> **Source excerpt**:
******

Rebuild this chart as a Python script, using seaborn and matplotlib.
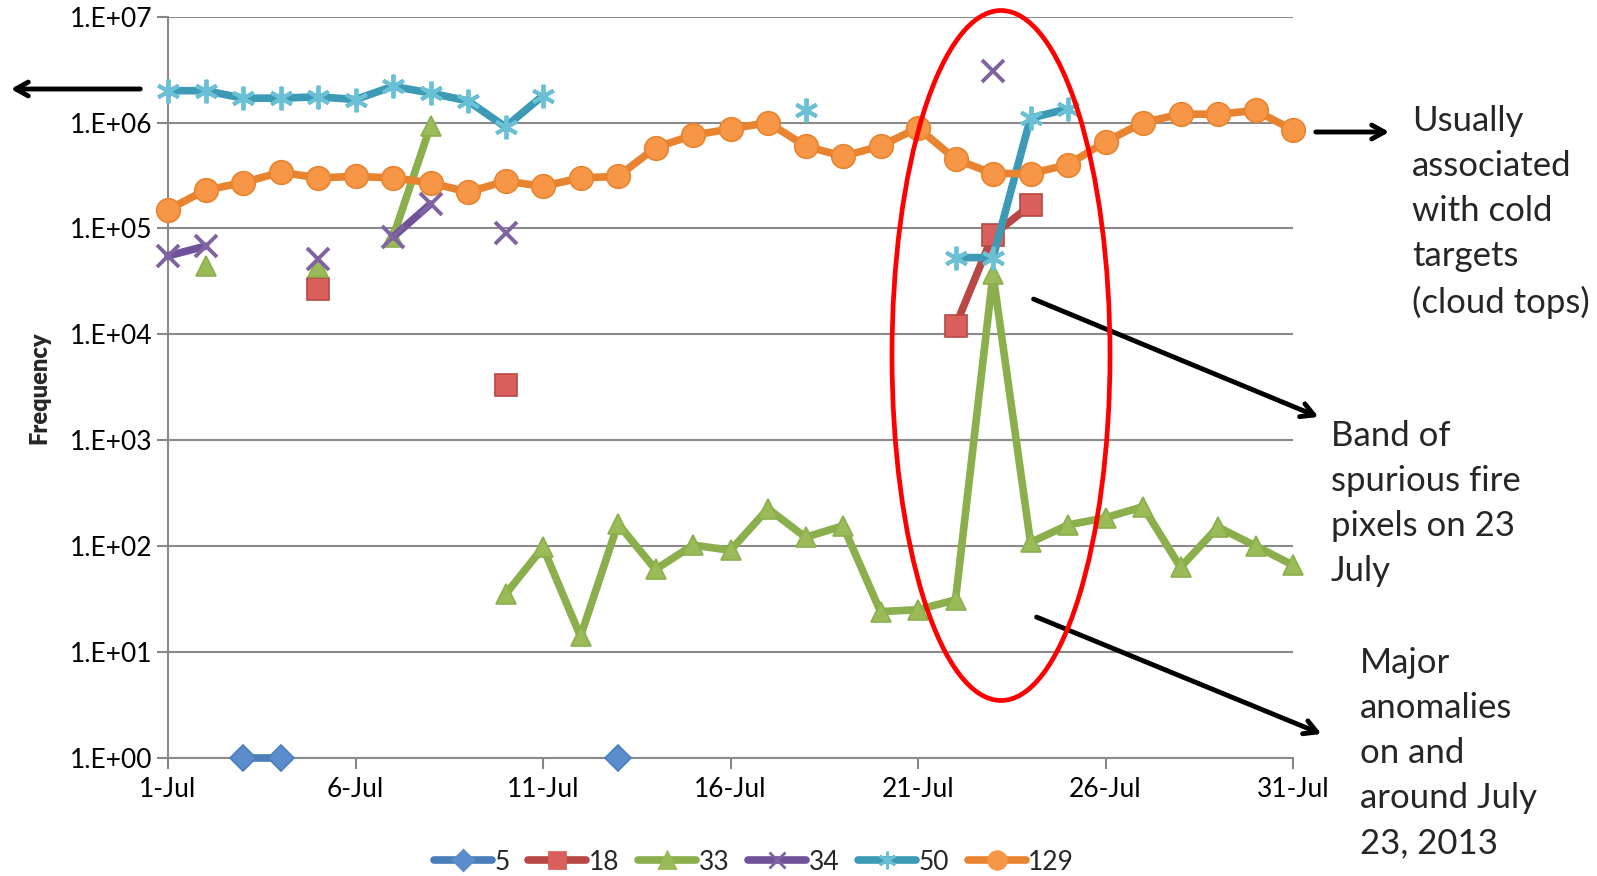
import numpy as np
import pandas as pd
import matplotlib.pyplot as plt
from matplotlib.lines import Line2D
from matplotlib.patches import Ellipse
import seaborn as sns

# day of July
days = list(range(1, 32))
nan = np.nan

s5 = [nan, nan, 1, 1, nan, nan, nan, nan, nan, nan, nan, nan, 1, nan, nan, nan,
      nan, nan, nan, nan, nan, nan, nan, nan, nan, nan, nan, nan, nan, nan, nan]
s18 = [nan, nan, nan, nan, 2.7e4, nan, nan, nan, nan, 3.3e3, nan, nan, nan, nan, nan, nan,
       nan, nan, nan, nan, nan, 1.2e4, 8.7e4, 1.65e5, nan, nan, nan, nan, nan, nan, nan]
s33 = [nan, 4.4e4, nan, nan, 4.3e4, nan, 8.3e4, 9.3e5, nan, 35, 97, 14, 162, 60, 102, 91,
       225, 121, 155, 24, 25, 31, 3.7e4, 108, 158, 185, 235, 63, 151, 100, 66]
s34 = [5.5e4, 6.8e4, nan, nan, 5.1e4, nan, 8.3e4, 1.7e5, nan, 9.1e4, nan, nan, nan, nan, nan, nan,
       nan, nan, nan, nan, nan, nan, 3.1e6, nan, nan, nan, nan, nan, nan, nan, nan]
s50 = [2.0e6, 2.0e6, 1.7e6, 1.7e6, 1.75e6, 1.65e6, 2.2e6, 1.9e6, 1.6e6, 9.1e5, 1.8e6, nan, nan, nan, nan, nan,
       nan, 1.3e6, nan, nan, nan, 5.3e4, 5.3e4, 1.1e6, 1.35e6, nan, nan, nan, nan, nan, nan]
s129 = [1.5e5, 2.3e5, 2.7e5, 3.4e5, 3.0e5, 3.1e5, 3.0e5, 2.7e5, 2.2e5, 2.8e5, 2.5e5, 3.0e5, 3.1e5, 5.8e5, 7.6e5, 8.7e5,
        1.0e6, 6.0e5, 4.8e5, 6.0e5, 8.9e5, 4.5e5, 3.3e5, 3.3e5, 4.0e5, 6.6e5, 1.0e6, 1.2e6, 1.2e6, 1.3e6, 8.5e5]

series_names = ['5', '18', '33', '34', '50', '129']
series_vals = [s5, s18, s33, s34, s50, s129]
line_colors = ['#4A7EBB', '#B84845', '#8BAF4C', '#6F529A', '#3C9AB5', '#E8842F']
face_colors = ['#5B8CCB', '#D9605C', '#9BBB59', '#8064A2', '#6BC0D6', '#F79646']
markers = ['D', 's', '^', 'x', (6, 2, 0), 'o']
msizes = [13, 16, 15, 16, 17, 17]

xtick_pos = [1, 6, 11, 16, 21, 26, 31]
xtick_lab = ['1-Jul', '6-Jul', '11-Jul', '16-Jul', '21-Jul', '26-Jul', '31-Jul']
ytick_pos = [1, 10, 100, 1e3, 1e4, 1e5, 1e6, 1e7]
ytick_lab = ['1.E+00', '1.E+01', '1.E+02', '1.E+03', '1.E+04', '1.E+05', '1.E+06', '1.E+07']

sns.set_style('white')
plt.rcParams['font.family'] = ['Lato', 'DejaVu Sans']

W, H = 1597, 876
fig = plt.figure(figsize=(W / 100, H / 100), dpi=100)
ax = fig.add_axes([168 / W, 1 - 757.7 / H, (1293 - 168) / W, (757.7 - 16.7) / H])

for name, vals, lc, fc, mk, ms in zip(series_names, series_vals, line_colors,
                                       face_colors, markers, msizes):
    df = pd.DataFrame({'day': days, 'val': vals})
    # break lines where Excel leaves gaps
    df['seg'] = df['val'].isna().cumsum()
    df = df.dropna()
    for _, seg in df.groupby('seg'):
        kw = dict(marker=mk, markersize=ms, markerfacecolor=fc)
        if mk in ('x', (6, 2, 0)):
            kw.update(markeredgecolor=fc, markeredgewidth=2.8)
        else:
            kw.update(markeredgecolor=lc, markeredgewidth=1.2)
        sns.lineplot(data=seg, x='day', y='val', ax=ax, color=lc, lw=5.5,
                     legend=False, clip_on=False, zorder=3, **kw)

ax.set_yscale('log')
ax.set_ylim(1, 1e7)
ax.set_xlim(1, 31)
ax.set_yticks(ytick_pos)
ax.set_yticklabels(ytick_lab)
ax.minorticks_off()
ax.set_xticks(xtick_pos)
ax.set_xticklabels(xtick_lab)
ax.tick_params(axis='both', labelsize=19, colors='#868686', labelcolor='black',
               length=8, width=1.5, direction='out', left=True, bottom=True)
ax.tick_params(axis='x', pad=6)
ax.grid(axis='y', color='#8A8A8A', lw=1.5)
ax.grid(axis='x', visible=False)
for sp in ['top', 'right']:
    ax.spines[sp].set_visible(False)
for sp in ['left', 'bottom']:
    ax.spines[sp].set_color('#8A8A8A')
    ax.spines[sp].set_linewidth(1.5)
ax.set_xlabel('')
ax.set_ylabel('Frequency', fontsize=17, fontweight='heavy', labelpad=14)

# legend at the bottom
handles = [Line2D([0], [0], color=lc, lw=5.5, marker=mk, markersize=ms * 0.75,
                  markerfacecolor=fc, markeredgecolor=fc, markeredgewidth=2)
           for lc, fc, mk, ms in zip(line_colors, face_colors, markers, msizes)]
fig.legend(handles, series_names, loc='center', bbox_to_anchor=(754 / W, 1 - 862 / H),
           ncol=6, frameon=False, fontsize=19, handlelength=2.2, handletextpad=0.1,
           columnspacing=0.7)

# red ellipse around 23 July
fig.patches.append(Ellipse((1001 / W, 1 - 355.5 / H), 218 / W, 690 / H,
                           transform=fig.transFigure, fill=False, ec='red', lw=3.4))

# arrows
arrows = [((143, 89), (8, 89)), ((1313, 132), (1392, 132)),
          ((1031, 298), (1321, 418)), ((1034, 616), (1324, 735))]
for (x0, y0), (x1, y1) in arrows:
    ax.annotate('', xy=(x1 / W, 1 - y1 / H), xytext=(x0 / W, 1 - y0 / H),
                xycoords='figure fraction', textcoords='figure fraction',
                arrowprops=dict(arrowstyle='->,head_length=0.9,head_width=0.5',
                                color='black', lw=3.5))

notes = [(1412, 105, 'Usually\nassociated\nwith cold\ntargets\n(cloud tops)'),
         (1331, 420, 'Band of\nspurious fire\npixels on 23\nJuly'),
         (1360, 647, 'Major\nanomalies\non and\naround July\n23, 2013')]
for x, y, t in notes:
    fig.text(x / W, 1 - y / H, t, fontsize=25, va='top', ha='left', linespacing=1.5)

fig.savefig('out.png', dpi=100)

******

> **Written instruction**: From the opening line of the listing above through the line bearing "nan = np.nan", repeat each line exactly. Drop every picture.

> **Solution**:
Rebuild this chart as a Python script, using seaborn and matplotlib.
import numpy as np
import pandas as pd
import matplotlib.pyplot as plt
from matplotlib.lines import Line2D
from matplotlib.patches import Ellipse
import seaborn as sns

# day of July
days = list(range(1, 32))
nan = np.nan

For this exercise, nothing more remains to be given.